### Exercise requirements
Reproduce from the records below, with no pictures, exactly the lines between the one containing "Recreate this image" and the one containing "const ciData = categoryPositions.map((x, i)", inclusive.

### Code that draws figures

------------------------

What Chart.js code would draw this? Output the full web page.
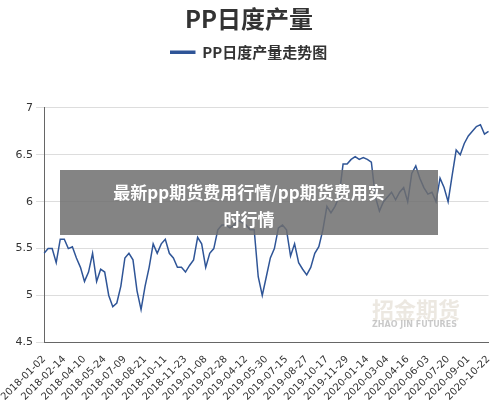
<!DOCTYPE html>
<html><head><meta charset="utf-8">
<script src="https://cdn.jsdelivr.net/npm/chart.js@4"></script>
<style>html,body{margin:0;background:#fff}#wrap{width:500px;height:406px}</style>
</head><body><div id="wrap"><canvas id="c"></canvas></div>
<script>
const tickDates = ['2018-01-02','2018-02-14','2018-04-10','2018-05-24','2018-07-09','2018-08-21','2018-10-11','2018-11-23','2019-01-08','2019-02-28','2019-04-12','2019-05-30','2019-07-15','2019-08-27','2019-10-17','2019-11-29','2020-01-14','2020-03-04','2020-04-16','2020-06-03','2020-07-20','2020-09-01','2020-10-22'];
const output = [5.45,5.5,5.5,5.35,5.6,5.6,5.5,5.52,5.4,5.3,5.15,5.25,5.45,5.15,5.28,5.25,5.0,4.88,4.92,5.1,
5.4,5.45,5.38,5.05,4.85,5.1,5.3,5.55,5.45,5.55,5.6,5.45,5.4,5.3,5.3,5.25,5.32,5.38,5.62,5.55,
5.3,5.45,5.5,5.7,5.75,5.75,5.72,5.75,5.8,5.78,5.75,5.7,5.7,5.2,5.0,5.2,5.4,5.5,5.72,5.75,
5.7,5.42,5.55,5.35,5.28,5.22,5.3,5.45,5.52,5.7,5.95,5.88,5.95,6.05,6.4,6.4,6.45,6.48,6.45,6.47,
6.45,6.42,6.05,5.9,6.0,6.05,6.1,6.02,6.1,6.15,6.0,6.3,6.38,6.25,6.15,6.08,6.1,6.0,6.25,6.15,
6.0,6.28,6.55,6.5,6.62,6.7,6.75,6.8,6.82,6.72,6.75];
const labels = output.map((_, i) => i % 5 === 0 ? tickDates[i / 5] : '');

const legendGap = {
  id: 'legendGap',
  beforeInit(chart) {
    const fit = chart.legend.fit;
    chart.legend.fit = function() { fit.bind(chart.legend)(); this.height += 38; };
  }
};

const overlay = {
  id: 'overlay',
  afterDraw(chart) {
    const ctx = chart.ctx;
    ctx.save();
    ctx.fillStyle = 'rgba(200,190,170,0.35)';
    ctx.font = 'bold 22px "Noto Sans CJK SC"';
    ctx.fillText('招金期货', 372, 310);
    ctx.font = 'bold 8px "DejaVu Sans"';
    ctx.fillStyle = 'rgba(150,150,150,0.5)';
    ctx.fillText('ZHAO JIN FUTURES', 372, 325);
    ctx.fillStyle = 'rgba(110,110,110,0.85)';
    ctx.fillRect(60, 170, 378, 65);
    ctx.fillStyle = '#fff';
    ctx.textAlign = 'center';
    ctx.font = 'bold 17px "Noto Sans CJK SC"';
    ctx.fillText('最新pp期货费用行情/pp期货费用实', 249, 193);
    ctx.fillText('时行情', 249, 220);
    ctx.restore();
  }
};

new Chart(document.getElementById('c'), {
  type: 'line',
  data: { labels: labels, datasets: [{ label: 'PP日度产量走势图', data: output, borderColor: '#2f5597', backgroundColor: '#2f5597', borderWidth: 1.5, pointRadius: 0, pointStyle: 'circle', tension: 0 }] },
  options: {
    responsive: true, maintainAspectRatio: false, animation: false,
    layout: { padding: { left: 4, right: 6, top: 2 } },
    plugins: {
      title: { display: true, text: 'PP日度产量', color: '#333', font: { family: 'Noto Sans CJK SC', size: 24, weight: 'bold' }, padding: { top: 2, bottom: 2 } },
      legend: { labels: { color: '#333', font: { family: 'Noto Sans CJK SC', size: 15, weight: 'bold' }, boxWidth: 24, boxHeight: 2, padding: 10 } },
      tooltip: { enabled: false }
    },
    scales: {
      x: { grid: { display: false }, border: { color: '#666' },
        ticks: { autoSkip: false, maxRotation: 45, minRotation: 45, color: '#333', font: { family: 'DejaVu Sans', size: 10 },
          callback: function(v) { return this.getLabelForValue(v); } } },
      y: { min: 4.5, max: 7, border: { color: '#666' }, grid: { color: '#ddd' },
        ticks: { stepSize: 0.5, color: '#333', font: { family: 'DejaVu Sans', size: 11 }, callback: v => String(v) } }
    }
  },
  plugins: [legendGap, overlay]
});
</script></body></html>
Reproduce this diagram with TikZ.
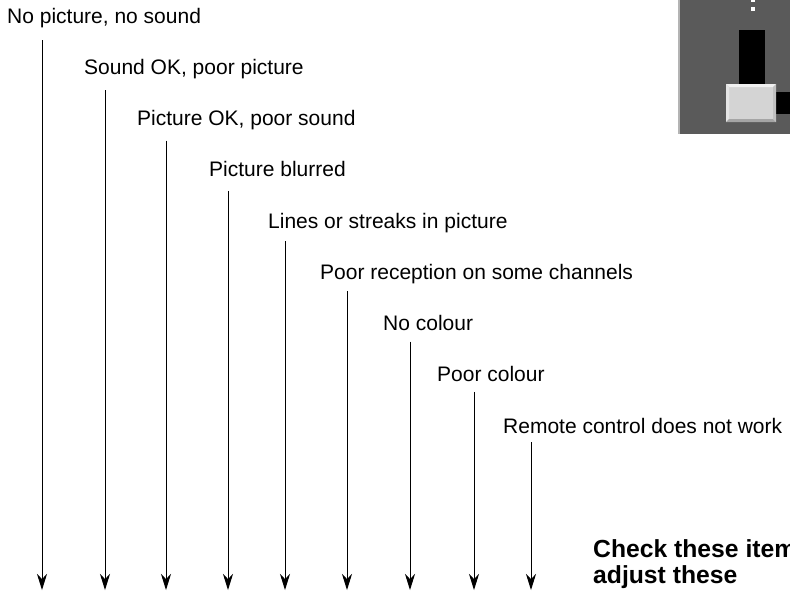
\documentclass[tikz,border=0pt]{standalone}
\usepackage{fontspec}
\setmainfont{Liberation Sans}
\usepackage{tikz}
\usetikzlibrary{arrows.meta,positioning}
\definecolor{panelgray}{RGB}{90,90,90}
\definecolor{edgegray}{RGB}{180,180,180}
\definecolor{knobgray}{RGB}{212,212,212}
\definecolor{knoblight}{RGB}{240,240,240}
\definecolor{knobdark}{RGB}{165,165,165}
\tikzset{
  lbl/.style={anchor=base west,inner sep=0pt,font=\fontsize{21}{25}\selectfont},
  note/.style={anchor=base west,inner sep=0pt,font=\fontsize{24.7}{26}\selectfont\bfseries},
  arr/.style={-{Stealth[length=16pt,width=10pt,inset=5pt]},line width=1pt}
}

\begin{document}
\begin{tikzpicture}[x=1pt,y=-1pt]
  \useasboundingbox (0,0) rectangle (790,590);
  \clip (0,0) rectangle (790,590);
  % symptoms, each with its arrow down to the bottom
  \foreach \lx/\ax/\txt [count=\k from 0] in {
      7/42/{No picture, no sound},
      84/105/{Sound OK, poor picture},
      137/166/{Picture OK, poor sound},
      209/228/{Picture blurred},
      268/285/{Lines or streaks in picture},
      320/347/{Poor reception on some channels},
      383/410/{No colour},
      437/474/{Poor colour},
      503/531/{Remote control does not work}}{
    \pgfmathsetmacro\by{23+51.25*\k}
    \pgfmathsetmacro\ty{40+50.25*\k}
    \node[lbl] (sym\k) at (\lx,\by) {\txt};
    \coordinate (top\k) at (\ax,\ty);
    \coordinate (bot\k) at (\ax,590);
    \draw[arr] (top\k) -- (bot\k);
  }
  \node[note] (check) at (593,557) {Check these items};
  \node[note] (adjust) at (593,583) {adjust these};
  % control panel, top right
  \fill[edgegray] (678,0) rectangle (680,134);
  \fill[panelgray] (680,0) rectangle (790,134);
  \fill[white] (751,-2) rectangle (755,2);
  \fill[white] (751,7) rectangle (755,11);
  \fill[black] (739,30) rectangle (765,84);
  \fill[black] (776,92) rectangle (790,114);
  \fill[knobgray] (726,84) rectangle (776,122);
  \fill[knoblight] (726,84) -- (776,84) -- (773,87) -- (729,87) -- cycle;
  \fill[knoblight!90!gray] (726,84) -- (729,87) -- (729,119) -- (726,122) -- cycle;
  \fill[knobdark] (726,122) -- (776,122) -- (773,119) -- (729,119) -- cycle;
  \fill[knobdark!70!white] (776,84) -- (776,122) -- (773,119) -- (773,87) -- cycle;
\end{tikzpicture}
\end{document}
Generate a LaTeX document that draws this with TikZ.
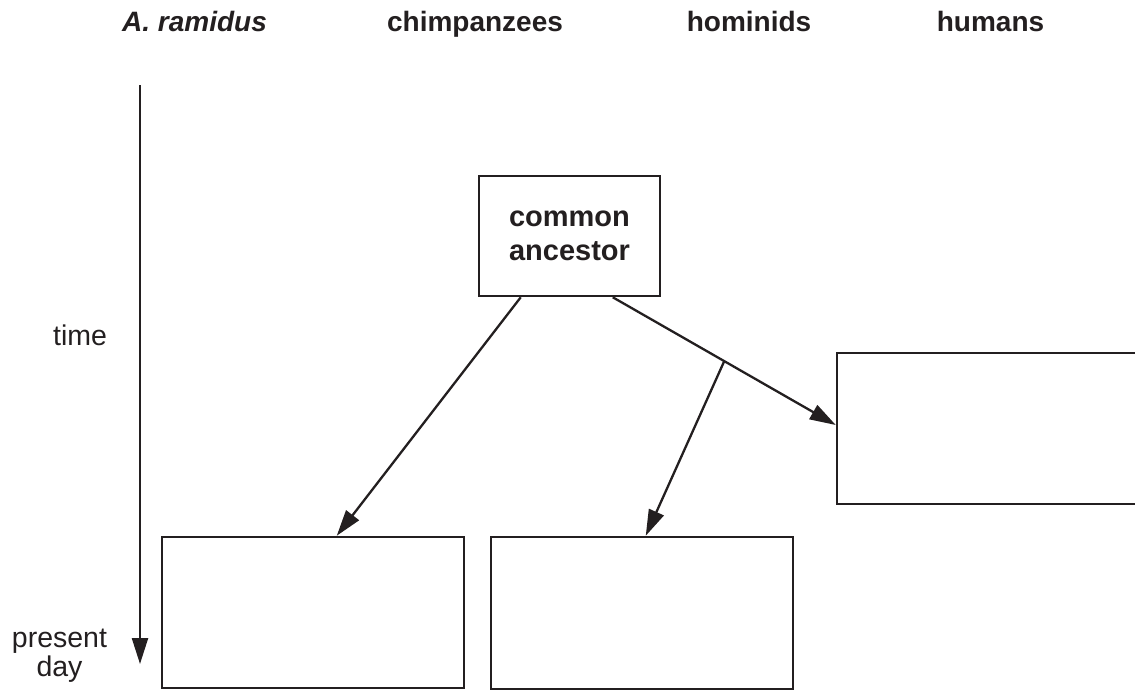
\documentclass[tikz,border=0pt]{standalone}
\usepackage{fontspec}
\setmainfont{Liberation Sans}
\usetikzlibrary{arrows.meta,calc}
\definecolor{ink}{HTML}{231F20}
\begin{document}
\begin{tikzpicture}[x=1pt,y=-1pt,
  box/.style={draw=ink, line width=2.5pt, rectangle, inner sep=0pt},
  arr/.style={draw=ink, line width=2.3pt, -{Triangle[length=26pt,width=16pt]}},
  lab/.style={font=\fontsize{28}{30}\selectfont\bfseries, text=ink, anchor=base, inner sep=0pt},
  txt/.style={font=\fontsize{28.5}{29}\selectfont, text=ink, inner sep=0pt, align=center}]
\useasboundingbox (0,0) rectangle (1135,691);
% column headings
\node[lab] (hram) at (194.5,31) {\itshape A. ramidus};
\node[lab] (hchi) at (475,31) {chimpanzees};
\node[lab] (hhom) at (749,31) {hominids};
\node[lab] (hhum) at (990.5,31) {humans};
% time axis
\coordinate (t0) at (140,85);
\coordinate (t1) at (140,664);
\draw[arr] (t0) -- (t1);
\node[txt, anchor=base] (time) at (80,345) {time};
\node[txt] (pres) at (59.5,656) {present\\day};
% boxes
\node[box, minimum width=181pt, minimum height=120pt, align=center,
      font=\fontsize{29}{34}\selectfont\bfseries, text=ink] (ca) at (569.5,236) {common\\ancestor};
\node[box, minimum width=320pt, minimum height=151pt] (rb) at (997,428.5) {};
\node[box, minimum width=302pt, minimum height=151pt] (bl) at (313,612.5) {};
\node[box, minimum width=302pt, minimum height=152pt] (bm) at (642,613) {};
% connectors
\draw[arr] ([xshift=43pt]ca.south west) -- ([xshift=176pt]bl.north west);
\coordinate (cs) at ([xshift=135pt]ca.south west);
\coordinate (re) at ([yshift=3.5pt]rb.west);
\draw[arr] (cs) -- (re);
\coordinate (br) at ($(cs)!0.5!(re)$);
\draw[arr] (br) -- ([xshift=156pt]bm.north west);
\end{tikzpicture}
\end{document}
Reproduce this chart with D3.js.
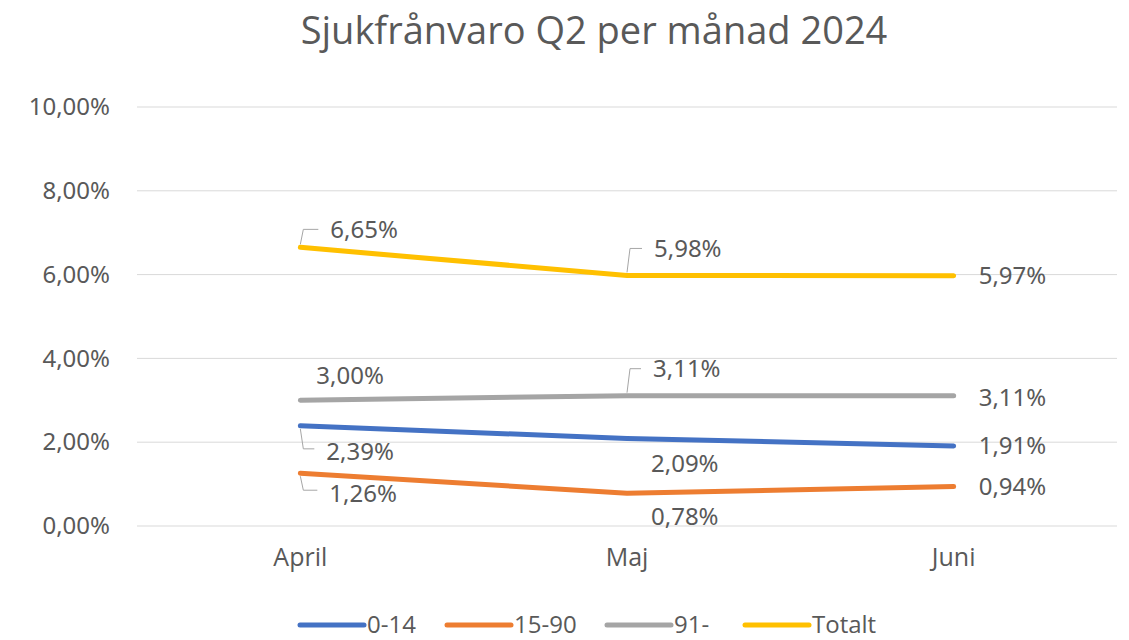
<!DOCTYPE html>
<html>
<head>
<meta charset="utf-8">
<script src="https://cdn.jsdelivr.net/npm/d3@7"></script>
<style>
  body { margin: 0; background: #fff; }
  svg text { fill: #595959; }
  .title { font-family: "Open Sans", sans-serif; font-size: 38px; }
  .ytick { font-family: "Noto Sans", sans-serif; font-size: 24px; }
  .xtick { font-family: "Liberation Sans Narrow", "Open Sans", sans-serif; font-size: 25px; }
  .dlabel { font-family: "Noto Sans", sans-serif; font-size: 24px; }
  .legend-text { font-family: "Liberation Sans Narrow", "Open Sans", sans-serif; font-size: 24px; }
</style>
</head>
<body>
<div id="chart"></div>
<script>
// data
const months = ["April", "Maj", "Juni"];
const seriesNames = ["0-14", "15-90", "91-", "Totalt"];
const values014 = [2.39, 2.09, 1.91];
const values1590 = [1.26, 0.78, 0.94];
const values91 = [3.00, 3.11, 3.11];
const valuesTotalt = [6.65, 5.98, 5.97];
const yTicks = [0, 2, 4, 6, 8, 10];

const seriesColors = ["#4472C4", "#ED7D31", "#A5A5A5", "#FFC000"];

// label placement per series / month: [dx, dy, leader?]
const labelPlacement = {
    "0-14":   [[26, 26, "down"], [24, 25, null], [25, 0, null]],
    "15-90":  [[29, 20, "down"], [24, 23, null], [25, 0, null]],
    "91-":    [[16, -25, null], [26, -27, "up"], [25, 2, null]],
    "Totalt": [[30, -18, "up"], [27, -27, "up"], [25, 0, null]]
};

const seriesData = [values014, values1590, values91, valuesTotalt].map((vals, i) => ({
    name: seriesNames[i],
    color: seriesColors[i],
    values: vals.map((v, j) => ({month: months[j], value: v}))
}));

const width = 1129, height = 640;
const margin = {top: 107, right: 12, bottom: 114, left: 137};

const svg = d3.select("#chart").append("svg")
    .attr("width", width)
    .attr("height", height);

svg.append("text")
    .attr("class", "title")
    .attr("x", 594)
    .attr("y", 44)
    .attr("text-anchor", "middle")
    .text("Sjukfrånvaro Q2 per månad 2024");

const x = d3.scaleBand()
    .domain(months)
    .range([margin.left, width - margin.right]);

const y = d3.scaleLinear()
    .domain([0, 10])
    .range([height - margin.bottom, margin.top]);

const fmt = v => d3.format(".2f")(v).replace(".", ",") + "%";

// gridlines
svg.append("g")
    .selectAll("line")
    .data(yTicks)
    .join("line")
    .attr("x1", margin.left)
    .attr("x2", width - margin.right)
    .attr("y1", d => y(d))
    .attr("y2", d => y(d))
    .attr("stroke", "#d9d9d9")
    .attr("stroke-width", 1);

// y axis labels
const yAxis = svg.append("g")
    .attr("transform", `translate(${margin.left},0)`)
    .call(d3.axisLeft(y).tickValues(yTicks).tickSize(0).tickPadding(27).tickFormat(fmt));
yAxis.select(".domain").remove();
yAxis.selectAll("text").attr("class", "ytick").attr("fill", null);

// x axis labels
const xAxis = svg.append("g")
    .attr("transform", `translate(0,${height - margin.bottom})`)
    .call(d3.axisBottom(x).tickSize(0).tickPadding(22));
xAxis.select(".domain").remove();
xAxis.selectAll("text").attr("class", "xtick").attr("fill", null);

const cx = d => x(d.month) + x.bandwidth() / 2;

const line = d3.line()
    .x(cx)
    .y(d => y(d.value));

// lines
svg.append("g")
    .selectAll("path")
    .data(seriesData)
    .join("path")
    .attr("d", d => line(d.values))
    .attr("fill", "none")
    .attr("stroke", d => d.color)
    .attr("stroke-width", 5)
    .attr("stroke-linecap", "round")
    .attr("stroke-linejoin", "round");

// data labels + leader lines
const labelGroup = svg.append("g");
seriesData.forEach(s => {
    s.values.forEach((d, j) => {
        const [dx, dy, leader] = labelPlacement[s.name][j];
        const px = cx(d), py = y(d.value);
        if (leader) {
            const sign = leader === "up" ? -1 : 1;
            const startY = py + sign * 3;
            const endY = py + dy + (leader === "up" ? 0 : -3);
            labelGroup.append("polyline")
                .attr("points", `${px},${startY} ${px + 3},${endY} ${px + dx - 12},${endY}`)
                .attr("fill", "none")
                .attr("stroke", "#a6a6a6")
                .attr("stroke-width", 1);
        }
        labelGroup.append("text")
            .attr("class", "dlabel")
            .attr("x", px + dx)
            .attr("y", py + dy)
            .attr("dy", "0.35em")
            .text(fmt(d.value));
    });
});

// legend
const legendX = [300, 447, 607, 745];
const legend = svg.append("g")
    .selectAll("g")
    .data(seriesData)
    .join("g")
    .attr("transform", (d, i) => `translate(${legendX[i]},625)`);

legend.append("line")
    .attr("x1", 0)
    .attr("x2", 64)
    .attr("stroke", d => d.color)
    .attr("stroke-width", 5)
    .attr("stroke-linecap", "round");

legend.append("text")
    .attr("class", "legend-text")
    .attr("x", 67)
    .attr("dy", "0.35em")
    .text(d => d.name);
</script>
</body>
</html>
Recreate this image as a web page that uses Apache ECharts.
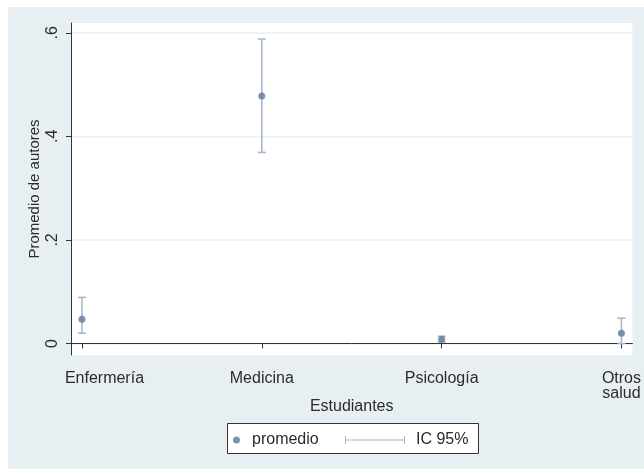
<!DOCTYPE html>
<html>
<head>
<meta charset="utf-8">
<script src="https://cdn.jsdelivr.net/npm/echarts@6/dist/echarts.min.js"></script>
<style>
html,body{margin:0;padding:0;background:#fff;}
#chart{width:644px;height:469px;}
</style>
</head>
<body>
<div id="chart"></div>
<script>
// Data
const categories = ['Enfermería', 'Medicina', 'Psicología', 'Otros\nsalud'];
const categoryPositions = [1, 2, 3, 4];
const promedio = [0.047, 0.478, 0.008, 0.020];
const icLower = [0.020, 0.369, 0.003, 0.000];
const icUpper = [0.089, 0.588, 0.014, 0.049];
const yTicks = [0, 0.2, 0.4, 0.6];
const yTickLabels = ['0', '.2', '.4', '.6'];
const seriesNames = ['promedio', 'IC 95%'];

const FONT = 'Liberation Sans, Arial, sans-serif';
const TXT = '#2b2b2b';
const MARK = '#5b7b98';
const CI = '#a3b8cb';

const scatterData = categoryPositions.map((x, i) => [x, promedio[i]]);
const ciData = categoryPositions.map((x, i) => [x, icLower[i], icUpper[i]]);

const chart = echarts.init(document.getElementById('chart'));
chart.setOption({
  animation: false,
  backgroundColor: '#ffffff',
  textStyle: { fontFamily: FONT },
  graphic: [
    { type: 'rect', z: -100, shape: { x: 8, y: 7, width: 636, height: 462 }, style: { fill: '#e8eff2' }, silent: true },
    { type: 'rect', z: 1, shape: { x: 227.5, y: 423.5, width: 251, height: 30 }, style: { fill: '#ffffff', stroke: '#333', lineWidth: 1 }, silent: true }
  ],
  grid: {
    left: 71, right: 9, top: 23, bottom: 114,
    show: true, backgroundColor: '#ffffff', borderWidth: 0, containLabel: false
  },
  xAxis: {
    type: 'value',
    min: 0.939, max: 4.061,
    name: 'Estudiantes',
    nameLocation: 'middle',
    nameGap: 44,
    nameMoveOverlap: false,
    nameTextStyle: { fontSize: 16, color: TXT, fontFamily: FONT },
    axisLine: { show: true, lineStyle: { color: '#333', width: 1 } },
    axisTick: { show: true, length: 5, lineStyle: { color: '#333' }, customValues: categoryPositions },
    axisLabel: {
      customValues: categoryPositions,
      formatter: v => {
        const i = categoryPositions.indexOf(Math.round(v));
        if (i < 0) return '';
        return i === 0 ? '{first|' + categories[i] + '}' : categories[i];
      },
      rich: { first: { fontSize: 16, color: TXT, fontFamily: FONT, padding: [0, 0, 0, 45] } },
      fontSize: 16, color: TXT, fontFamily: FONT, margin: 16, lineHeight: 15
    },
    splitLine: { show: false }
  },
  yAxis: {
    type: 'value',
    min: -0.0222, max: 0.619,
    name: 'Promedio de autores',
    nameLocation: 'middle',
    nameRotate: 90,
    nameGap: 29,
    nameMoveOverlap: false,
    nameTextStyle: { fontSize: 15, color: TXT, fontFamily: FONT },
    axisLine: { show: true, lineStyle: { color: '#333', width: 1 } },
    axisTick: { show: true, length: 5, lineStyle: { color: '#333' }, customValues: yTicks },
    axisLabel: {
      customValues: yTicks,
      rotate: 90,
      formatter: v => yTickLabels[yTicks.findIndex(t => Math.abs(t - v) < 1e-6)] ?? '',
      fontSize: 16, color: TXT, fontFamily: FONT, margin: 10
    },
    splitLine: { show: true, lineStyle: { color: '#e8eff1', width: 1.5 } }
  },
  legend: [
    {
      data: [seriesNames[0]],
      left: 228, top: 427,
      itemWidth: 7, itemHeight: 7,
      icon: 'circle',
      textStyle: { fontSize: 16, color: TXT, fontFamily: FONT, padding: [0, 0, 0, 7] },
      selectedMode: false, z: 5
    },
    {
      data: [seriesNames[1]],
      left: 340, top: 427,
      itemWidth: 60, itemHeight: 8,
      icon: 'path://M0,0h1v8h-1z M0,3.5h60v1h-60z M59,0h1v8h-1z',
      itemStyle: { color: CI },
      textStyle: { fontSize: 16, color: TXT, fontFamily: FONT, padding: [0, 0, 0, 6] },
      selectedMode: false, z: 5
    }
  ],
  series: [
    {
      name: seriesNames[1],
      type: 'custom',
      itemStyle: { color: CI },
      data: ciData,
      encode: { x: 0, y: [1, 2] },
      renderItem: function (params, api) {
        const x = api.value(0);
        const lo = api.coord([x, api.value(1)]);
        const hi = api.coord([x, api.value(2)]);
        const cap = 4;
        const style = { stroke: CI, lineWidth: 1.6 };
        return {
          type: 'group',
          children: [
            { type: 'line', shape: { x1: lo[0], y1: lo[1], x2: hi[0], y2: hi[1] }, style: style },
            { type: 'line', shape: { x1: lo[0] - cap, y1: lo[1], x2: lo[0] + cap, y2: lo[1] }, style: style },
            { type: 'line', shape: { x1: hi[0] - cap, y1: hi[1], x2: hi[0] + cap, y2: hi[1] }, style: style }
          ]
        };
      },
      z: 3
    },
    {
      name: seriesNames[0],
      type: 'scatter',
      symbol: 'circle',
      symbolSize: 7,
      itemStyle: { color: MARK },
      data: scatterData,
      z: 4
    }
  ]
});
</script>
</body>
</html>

------------------------

### Exercise response
Recreate this image as a web page that uses Apache ECharts.
<!DOCTYPE html>
<html>
<head>
<meta charset="utf-8">
<script src="https://cdn.jsdelivr.net/npm/echarts@6/dist/echarts.min.js"></script>
<style>
html,body{margin:0;padding:0;background:#fff;}
#chart{width:644px;height:469px;}
</style>
</head>
<body>
<div id="chart"></div>
<script>
// Data
const categories = ['Enfermería', 'Medicina', 'Psicología', 'Otros\nsalud'];
const categoryPositions = [1, 2, 3, 4];
const promedio = [0.047, 0.478, 0.008, 0.020];
const icLower = [0.020, 0.369, 0.003, 0.000];
const icUpper = [0.089, 0.588, 0.014, 0.049];
const yTicks = [0, 0.2, 0.4, 0.6];
const yTickLabels = ['0', '.2', '.4', '.6'];
const seriesNames = ['promedio', 'IC 95%'];

const FONT = 'Liberation Sans, Arial, sans-serif';
const TXT = '#2b2b2b';
const MARK = '#5b7b98';
const CI = '#a3b8cb';

const scatterData = categoryPositions.map((x, i) => [x, promedio[i]]);
const ciData = categoryPositions.map((x, i) => [x, icLower[i], icUpper[i]]);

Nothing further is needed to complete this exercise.